[Source code of charts]
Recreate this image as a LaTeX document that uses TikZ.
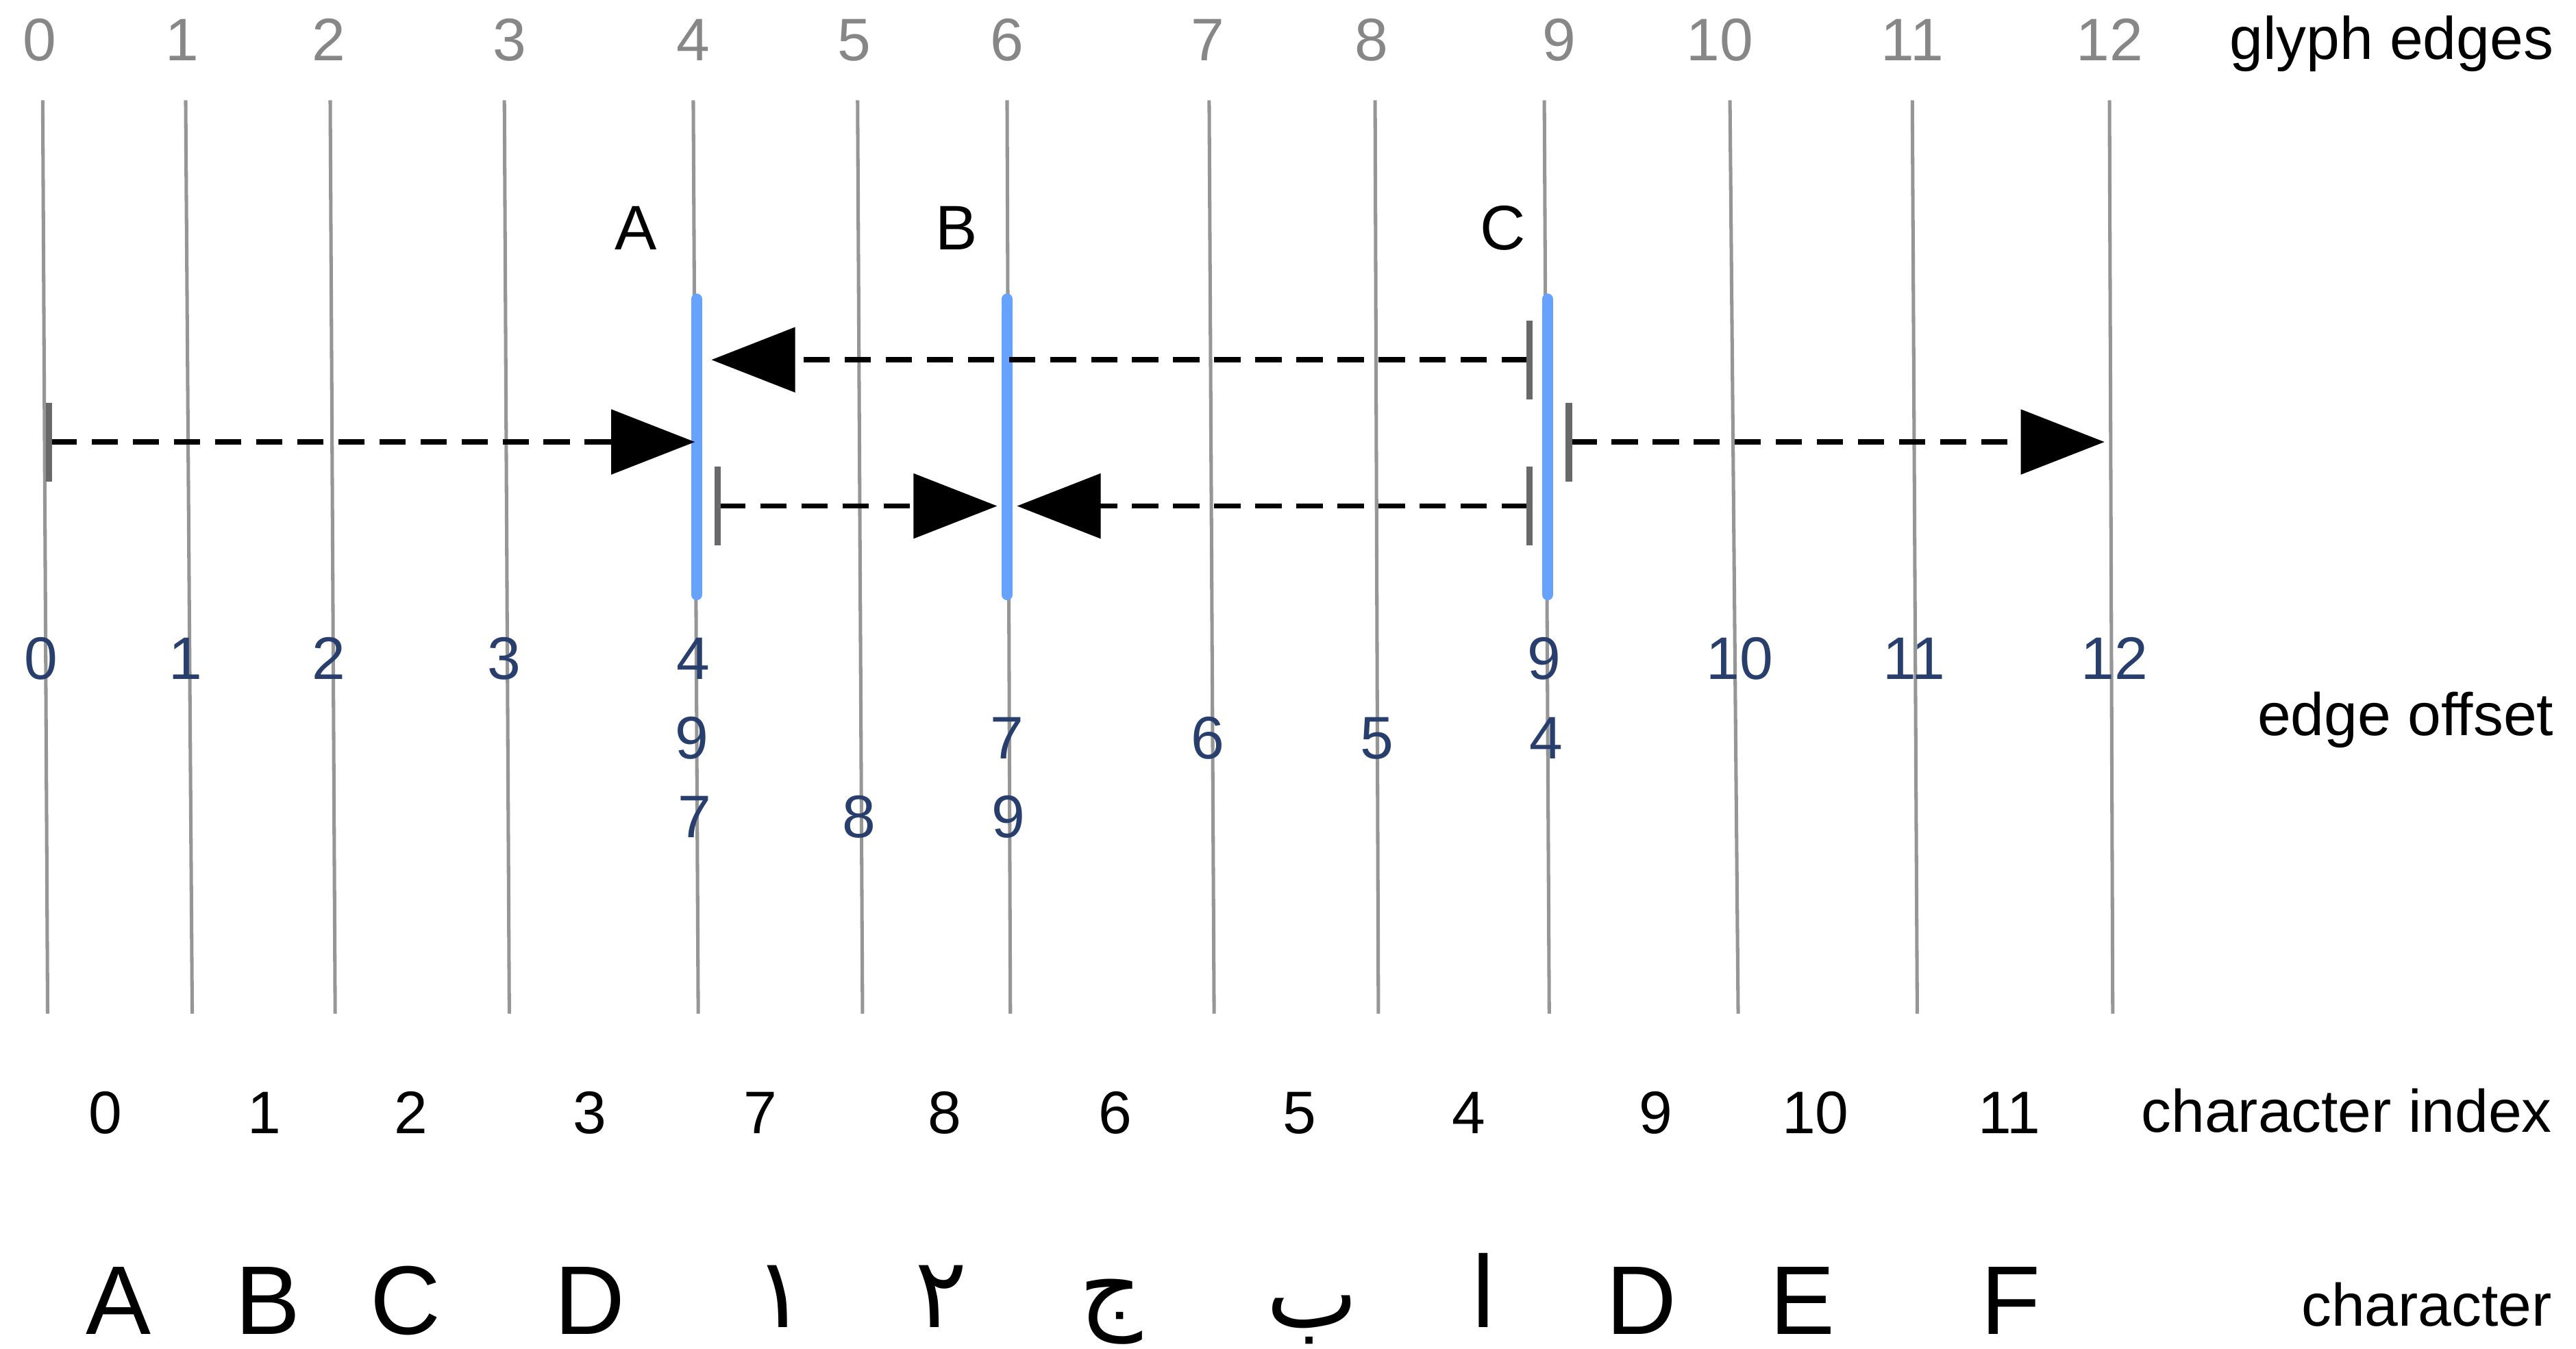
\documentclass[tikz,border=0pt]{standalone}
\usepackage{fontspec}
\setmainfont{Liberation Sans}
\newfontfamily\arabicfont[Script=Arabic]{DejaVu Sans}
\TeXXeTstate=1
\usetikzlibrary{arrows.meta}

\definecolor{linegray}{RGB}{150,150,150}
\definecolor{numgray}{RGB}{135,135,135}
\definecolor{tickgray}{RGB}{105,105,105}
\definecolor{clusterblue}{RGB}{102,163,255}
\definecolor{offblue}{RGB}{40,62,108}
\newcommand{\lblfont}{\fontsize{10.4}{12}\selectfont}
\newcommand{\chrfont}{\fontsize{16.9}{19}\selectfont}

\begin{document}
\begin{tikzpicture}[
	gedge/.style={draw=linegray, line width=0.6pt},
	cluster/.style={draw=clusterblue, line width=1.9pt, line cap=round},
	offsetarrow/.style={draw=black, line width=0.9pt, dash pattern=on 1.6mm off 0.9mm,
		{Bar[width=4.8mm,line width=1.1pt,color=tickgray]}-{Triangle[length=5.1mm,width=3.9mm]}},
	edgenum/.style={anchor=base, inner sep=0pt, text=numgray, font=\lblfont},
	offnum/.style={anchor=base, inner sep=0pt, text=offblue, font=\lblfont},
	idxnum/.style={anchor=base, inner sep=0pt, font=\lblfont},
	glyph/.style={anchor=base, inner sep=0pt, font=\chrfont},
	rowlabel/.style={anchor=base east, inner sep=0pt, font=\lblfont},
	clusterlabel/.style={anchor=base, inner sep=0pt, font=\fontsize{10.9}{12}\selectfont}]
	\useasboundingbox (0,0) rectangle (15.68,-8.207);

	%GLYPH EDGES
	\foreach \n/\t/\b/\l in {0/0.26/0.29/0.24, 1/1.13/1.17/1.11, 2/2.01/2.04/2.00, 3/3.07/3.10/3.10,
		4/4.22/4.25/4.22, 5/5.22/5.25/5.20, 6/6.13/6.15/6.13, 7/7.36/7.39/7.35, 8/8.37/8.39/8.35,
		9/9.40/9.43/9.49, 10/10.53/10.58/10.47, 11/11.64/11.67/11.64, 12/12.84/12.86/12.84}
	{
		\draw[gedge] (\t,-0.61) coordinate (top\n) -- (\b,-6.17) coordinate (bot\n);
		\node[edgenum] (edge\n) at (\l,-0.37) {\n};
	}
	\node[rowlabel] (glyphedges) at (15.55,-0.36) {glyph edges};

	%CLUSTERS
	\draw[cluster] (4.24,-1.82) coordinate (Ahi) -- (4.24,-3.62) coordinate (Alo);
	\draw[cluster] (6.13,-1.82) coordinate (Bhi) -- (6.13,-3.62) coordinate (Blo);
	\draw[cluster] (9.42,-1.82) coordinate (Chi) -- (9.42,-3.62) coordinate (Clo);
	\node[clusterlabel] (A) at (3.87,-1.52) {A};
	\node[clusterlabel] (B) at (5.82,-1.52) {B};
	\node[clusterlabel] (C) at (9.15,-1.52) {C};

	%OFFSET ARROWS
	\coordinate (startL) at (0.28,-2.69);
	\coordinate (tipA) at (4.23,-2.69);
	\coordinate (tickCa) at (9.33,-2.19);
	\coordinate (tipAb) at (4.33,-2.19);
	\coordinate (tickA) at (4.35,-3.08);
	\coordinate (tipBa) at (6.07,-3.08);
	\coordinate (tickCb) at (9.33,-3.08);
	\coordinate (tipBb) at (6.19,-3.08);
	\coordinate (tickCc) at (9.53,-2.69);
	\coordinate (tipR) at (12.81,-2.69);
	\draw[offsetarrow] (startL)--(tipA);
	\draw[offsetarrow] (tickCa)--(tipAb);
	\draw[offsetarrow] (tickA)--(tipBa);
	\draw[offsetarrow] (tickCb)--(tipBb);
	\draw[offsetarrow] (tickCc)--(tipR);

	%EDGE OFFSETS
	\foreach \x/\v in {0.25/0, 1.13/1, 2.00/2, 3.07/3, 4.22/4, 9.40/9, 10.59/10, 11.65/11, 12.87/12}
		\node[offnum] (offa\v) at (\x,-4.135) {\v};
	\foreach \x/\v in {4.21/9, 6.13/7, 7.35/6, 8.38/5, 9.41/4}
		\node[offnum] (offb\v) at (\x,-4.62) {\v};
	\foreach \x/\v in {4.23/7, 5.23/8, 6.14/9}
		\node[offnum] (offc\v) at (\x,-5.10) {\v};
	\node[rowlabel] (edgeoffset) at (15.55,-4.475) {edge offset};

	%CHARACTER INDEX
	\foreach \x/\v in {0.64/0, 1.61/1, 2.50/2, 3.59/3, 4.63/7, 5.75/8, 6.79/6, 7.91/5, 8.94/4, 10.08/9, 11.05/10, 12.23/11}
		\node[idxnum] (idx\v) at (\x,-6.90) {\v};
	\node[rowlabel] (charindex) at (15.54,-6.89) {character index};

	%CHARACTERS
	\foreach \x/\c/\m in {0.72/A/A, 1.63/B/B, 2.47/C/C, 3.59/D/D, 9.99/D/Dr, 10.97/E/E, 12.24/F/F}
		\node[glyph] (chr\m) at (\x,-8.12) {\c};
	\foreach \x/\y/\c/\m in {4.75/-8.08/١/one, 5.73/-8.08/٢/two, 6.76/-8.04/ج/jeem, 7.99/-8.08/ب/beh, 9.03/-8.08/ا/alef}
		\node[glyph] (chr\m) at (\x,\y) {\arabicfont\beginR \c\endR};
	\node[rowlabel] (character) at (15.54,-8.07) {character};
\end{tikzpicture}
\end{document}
* * *
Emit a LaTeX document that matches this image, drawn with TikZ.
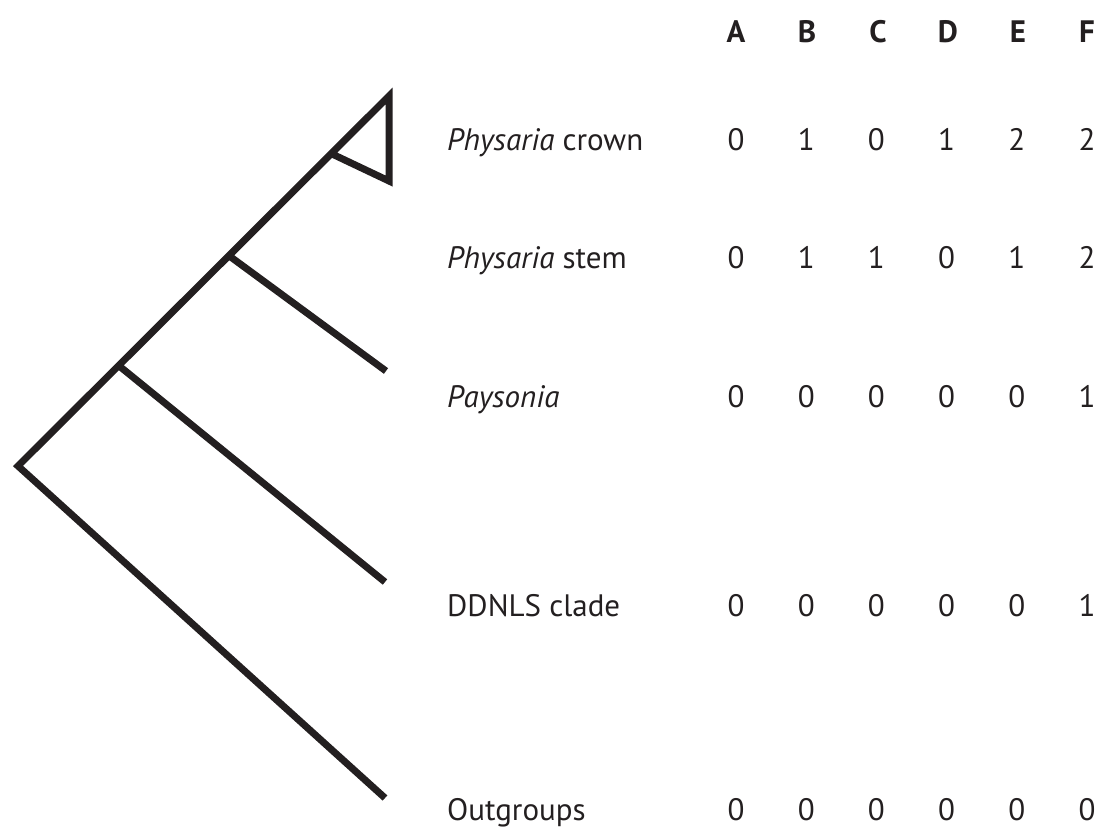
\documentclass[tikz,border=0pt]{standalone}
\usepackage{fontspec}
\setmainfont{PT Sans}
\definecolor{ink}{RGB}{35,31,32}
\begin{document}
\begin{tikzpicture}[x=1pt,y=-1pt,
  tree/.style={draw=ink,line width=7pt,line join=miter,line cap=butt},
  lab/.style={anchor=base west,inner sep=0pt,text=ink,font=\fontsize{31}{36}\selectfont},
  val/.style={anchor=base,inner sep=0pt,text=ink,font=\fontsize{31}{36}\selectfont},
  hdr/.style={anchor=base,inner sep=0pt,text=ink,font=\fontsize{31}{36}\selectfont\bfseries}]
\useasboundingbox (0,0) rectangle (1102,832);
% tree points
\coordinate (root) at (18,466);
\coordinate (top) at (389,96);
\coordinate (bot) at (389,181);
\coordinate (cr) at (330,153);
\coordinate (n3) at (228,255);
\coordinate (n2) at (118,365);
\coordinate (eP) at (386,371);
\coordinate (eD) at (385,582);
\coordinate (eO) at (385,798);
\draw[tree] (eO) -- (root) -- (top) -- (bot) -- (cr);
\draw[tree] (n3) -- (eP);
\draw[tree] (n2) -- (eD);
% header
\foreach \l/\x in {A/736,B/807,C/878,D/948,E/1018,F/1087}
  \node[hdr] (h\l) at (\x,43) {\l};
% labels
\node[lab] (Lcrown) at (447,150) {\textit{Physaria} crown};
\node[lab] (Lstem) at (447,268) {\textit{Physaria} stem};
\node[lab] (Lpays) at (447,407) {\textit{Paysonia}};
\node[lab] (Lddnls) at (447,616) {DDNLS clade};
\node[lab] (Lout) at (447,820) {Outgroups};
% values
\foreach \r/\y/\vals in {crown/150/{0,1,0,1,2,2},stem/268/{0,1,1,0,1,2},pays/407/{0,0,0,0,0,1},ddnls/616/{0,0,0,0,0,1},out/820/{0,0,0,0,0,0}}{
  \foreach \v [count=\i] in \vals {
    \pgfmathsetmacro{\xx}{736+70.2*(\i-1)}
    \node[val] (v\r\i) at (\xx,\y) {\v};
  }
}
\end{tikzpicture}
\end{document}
* * *
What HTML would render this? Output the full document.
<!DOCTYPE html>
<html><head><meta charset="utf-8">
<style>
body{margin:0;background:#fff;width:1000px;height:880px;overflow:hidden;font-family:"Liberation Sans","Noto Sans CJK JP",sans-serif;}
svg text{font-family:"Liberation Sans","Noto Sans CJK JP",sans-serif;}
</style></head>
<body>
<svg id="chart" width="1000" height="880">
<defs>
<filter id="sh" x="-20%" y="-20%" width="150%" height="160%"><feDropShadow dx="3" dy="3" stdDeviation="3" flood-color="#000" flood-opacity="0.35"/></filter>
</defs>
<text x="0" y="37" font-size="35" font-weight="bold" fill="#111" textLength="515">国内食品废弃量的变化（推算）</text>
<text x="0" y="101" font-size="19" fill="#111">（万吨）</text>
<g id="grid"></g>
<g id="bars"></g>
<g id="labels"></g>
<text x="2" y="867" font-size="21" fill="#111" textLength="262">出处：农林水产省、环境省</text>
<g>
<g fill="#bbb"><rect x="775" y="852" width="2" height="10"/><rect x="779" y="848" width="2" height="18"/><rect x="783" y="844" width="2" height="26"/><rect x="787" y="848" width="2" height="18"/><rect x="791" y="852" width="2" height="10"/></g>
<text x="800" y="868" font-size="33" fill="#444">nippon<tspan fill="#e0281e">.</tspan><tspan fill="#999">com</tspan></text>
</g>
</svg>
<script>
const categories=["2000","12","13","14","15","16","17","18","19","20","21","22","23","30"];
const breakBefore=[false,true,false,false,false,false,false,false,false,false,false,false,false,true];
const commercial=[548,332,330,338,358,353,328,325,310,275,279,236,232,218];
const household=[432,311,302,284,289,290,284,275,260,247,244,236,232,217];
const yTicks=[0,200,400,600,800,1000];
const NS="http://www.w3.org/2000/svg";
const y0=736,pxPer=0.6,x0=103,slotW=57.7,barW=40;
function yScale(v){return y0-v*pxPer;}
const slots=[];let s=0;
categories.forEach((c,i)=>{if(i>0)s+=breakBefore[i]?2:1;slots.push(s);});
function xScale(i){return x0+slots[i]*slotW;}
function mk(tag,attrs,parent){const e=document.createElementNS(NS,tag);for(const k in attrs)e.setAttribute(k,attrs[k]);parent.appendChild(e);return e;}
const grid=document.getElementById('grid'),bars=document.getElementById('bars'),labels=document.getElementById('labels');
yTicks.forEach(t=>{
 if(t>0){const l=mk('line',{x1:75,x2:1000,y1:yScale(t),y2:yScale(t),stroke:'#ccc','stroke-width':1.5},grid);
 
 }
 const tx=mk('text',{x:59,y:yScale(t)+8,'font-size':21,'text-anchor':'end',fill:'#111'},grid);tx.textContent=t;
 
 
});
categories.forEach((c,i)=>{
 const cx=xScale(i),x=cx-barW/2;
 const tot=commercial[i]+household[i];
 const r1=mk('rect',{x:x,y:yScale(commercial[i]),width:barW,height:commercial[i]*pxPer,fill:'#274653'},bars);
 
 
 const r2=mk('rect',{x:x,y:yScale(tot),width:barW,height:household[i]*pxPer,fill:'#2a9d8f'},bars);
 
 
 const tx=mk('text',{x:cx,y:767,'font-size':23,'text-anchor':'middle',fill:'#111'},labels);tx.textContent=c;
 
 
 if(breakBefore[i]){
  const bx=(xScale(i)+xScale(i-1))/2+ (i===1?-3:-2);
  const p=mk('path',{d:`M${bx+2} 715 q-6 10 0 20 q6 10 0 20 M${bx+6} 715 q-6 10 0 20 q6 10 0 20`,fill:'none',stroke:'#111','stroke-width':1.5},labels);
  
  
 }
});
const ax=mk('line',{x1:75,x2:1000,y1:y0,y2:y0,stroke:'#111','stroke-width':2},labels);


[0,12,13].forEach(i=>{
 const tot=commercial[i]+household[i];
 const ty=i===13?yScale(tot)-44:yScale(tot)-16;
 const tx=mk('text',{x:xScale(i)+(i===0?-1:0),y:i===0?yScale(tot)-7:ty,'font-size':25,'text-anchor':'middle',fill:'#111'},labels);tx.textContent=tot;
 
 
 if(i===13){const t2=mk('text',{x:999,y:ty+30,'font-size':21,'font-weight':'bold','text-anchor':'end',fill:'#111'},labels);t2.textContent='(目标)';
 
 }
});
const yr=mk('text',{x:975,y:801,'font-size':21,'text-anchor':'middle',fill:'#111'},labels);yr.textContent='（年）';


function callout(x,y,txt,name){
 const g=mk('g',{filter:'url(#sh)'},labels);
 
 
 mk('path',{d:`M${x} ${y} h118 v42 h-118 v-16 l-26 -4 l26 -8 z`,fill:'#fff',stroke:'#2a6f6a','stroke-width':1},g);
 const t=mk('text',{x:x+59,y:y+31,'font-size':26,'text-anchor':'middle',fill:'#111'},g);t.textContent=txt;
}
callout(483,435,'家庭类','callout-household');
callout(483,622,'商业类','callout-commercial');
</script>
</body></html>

◆ Given exercise
Quote word for word only the lines above from the one containing "Recreate this image" through the one containing "(glyphedges) at (15.55,-0.36)". Pictures stay out of your copy.

◆ Problem solution
Recreate this image as a LaTeX document that uses TikZ.
\documentclass[tikz,border=0pt]{standalone}
\usepackage{fontspec}
\setmainfont{Liberation Sans}
\newfontfamily\arabicfont[Script=Arabic]{DejaVu Sans}
\TeXXeTstate=1
\usetikzlibrary{arrows.meta}

\definecolor{linegray}{RGB}{150,150,150}
\definecolor{numgray}{RGB}{135,135,135}
\definecolor{tickgray}{RGB}{105,105,105}
\definecolor{clusterblue}{RGB}{102,163,255}
\definecolor{offblue}{RGB}{40,62,108}
\newcommand{\lblfont}{\fontsize{10.4}{12}\selectfont}
\newcommand{\chrfont}{\fontsize{16.9}{19}\selectfont}

\begin{document}
\begin{tikzpicture}[
	gedge/.style={draw=linegray, line width=0.6pt},
	cluster/.style={draw=clusterblue, line width=1.9pt, line cap=round},
	offsetarrow/.style={draw=black, line width=0.9pt, dash pattern=on 1.6mm off 0.9mm,
		{Bar[width=4.8mm,line width=1.1pt,color=tickgray]}-{Triangle[length=5.1mm,width=3.9mm]}},
	edgenum/.style={anchor=base, inner sep=0pt, text=numgray, font=\lblfont},
	offnum/.style={anchor=base, inner sep=0pt, text=offblue, font=\lblfont},
	idxnum/.style={anchor=base, inner sep=0pt, font=\lblfont},
	glyph/.style={anchor=base, inner sep=0pt, font=\chrfont},
	rowlabel/.style={anchor=base east, inner sep=0pt, font=\lblfont},
	clusterlabel/.style={anchor=base, inner sep=0pt, font=\fontsize{10.9}{12}\selectfont}]
	\useasboundingbox (0,0) rectangle (15.68,-8.207);

	%GLYPH EDGES
	\foreach \n/\t/\b/\l in {0/0.26/0.29/0.24, 1/1.13/1.17/1.11, 2/2.01/2.04/2.00, 3/3.07/3.10/3.10,
		4/4.22/4.25/4.22, 5/5.22/5.25/5.20, 6/6.13/6.15/6.13, 7/7.36/7.39/7.35, 8/8.37/8.39/8.35,
		9/9.40/9.43/9.49, 10/10.53/10.58/10.47, 11/11.64/11.67/11.64, 12/12.84/12.86/12.84}
	{
		\draw[gedge] (\t,-0.61) coordinate (top\n) -- (\b,-6.17) coordinate (bot\n);
		\node[edgenum] (edge\n) at (\l,-0.37) {\n};
	}
	\node[rowlabel] (glyphedges) at (15.55,-0.36) {glyph edges};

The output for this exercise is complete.